_Directions for this task_. Repeat every line of the material, character for character.

_Recorded data_.
• • • • • • •

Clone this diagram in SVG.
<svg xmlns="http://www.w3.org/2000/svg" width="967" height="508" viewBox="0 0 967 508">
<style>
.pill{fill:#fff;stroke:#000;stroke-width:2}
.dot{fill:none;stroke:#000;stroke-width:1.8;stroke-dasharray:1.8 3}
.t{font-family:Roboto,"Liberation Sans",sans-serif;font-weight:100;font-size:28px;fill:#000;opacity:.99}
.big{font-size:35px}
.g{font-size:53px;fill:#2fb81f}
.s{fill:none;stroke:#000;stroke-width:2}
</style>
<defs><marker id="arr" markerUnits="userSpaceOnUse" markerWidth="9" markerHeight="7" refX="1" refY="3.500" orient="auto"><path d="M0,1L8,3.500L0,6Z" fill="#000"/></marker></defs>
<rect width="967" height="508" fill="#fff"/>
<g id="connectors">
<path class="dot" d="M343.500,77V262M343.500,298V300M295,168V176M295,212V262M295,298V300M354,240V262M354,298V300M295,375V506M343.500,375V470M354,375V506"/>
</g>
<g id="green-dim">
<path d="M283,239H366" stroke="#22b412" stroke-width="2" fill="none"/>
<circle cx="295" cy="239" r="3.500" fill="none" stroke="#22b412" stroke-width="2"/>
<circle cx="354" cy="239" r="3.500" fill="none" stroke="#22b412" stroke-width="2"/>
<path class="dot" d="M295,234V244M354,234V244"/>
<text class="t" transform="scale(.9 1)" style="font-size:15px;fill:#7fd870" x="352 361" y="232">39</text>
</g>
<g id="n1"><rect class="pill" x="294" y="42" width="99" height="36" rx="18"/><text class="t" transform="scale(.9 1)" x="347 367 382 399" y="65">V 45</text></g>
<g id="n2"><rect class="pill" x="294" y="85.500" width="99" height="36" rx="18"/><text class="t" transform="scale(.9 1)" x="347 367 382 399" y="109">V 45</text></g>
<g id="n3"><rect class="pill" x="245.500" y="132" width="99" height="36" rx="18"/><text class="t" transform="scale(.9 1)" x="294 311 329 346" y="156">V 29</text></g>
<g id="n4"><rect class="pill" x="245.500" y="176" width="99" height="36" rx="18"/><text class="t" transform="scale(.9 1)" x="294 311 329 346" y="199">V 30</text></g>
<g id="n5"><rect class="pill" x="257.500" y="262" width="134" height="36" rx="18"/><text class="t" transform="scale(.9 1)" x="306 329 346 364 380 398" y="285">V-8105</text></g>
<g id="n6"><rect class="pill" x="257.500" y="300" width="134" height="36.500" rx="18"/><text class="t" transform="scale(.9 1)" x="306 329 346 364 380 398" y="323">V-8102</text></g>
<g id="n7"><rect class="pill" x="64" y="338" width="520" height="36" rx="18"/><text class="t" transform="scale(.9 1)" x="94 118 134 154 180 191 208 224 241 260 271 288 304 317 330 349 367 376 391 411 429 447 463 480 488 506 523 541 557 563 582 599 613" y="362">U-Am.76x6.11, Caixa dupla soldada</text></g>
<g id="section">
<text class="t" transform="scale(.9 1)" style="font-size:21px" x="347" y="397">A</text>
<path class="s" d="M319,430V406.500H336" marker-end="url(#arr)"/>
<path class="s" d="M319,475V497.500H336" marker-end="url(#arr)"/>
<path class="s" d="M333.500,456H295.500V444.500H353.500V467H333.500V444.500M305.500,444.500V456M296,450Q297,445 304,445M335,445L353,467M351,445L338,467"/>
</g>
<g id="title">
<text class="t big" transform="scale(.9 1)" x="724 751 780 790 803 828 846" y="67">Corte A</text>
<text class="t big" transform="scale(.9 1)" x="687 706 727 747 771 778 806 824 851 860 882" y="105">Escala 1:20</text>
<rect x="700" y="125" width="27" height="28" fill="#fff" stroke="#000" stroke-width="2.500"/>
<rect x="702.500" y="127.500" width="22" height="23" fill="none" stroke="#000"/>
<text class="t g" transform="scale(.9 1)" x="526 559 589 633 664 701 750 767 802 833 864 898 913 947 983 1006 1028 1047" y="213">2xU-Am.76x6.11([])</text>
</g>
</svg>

• • • • • • •

_Answer below_.
Clone this diagram in SVG.
<svg xmlns="http://www.w3.org/2000/svg" width="967" height="508" viewBox="0 0 967 508">
<style>
.pill{fill:#fff;stroke:#000;stroke-width:2}
.dot{fill:none;stroke:#000;stroke-width:1.8;stroke-dasharray:1.8 3}
.t{font-family:Roboto,"Liberation Sans",sans-serif;font-weight:100;font-size:28px;fill:#000;opacity:.99}
.big{font-size:35px}
.g{font-size:53px;fill:#2fb81f}
.s{fill:none;stroke:#000;stroke-width:2}
</style>
<defs><marker id="arr" markerUnits="userSpaceOnUse" markerWidth="9" markerHeight="7" refX="1" refY="3.500" orient="auto"><path d="M0,1L8,3.500L0,6Z" fill="#000"/></marker></defs>
<rect width="967" height="508" fill="#fff"/>
<g id="connectors">
<path class="dot" d="M343.500,77V262M343.500,298V300M295,168V176M295,212V262M295,298V300M354,240V262M354,298V300M295,375V506M343.500,375V470M354,375V506"/>
</g>
<g id="green-dim">
<path d="M283,239H366" stroke="#22b412" stroke-width="2" fill="none"/>
<circle cx="295" cy="239" r="3.500" fill="none" stroke="#22b412" stroke-width="2"/>
<circle cx="354" cy="239" r="3.500" fill="none" stroke="#22b412" stroke-width="2"/>
<path class="dot" d="M295,234V244M354,234V244"/>
<text class="t" transform="scale(.9 1)" style="font-size:15px;fill:#7fd870" x="352 361" y="232">39</text>
</g>
<g id="n1"><rect class="pill" x="294" y="42" width="99" height="36" rx="18"/><text class="t" transform="scale(.9 1)" x="347 367 382 399" y="65">V 45</text></g>
<g id="n2"><rect class="pill" x="294" y="85.500" width="99" height="36" rx="18"/><text class="t" transform="scale(.9 1)" x="347 367 382 399" y="109">V 45</text></g>
<g id="n3"><rect class="pill" x="245.500" y="132" width="99" height="36" rx="18"/><text class="t" transform="scale(.9 1)" x="294 311 329 346" y="156">V 29</text></g>
<g id="n4"><rect class="pill" x="245.500" y="176" width="99" height="36" rx="18"/><text class="t" transform="scale(.9 1)" x="294 311 329 346" y="199">V 30</text></g>
<g id="n5"><rect class="pill" x="257.500" y="262" width="134" height="36" rx="18"/><text class="t" transform="scale(.9 1)" x="306 329 346 364 380 398" y="285">V-8105</text></g>
<g id="n6"><rect class="pill" x="257.500" y="300" width="134" height="36.500" rx="18"/><text class="t" transform="scale(.9 1)" x="306 329 346 364 380 398" y="323">V-8102</text></g>
<g id="n7"><rect class="pill" x="64" y="338" width="520" height="36" rx="18"/><text class="t" transform="scale(.9 1)" x="94 118 134 154 180 191 208 224 241 260 271 288 304 317 330 349 367 376 391 411 429 447 463 480 488 506 523 541 557 563 582 599 613" y="362">U-Am.76x6.11, Caixa dupla soldada</text></g>
<g id="section">
<text class="t" transform="scale(.9 1)" style="font-size:21px" x="347" y="397">A</text>
<path class="s" d="M319,430V406.500H336" marker-end="url(#arr)"/>
<path class="s" d="M319,475V497.500H336" marker-end="url(#arr)"/>
<path class="s" d="M333.500,456H295.500V444.500H353.500V467H333.500V444.500M305.500,444.500V456M296,450Q297,445 304,445M335,445L353,467M351,445L338,467"/>
</g>
<g id="title">
<text class="t big" transform="scale(.9 1)" x="724 751 780 790 803 828 846" y="67">Corte A</text>
<text class="t big" transform="scale(.9 1)" x="687 706 727 747 771 778 806 824 851 860 882" y="105">Escala 1:20</text>
<rect x="700" y="125" width="27" height="28" fill="#fff" stroke="#000" stroke-width="2.500"/>
<rect x="702.500" y="127.500" width="22" height="23" fill="none" stroke="#000"/>
<text class="t g" transform="scale(.9 1)" x="526 559 589 633 664 701 750 767 802 833 864 898 913 947 983 1006 1028 1047" y="213">2xU-Am.76x6.11([])</text>
</g>
</svg>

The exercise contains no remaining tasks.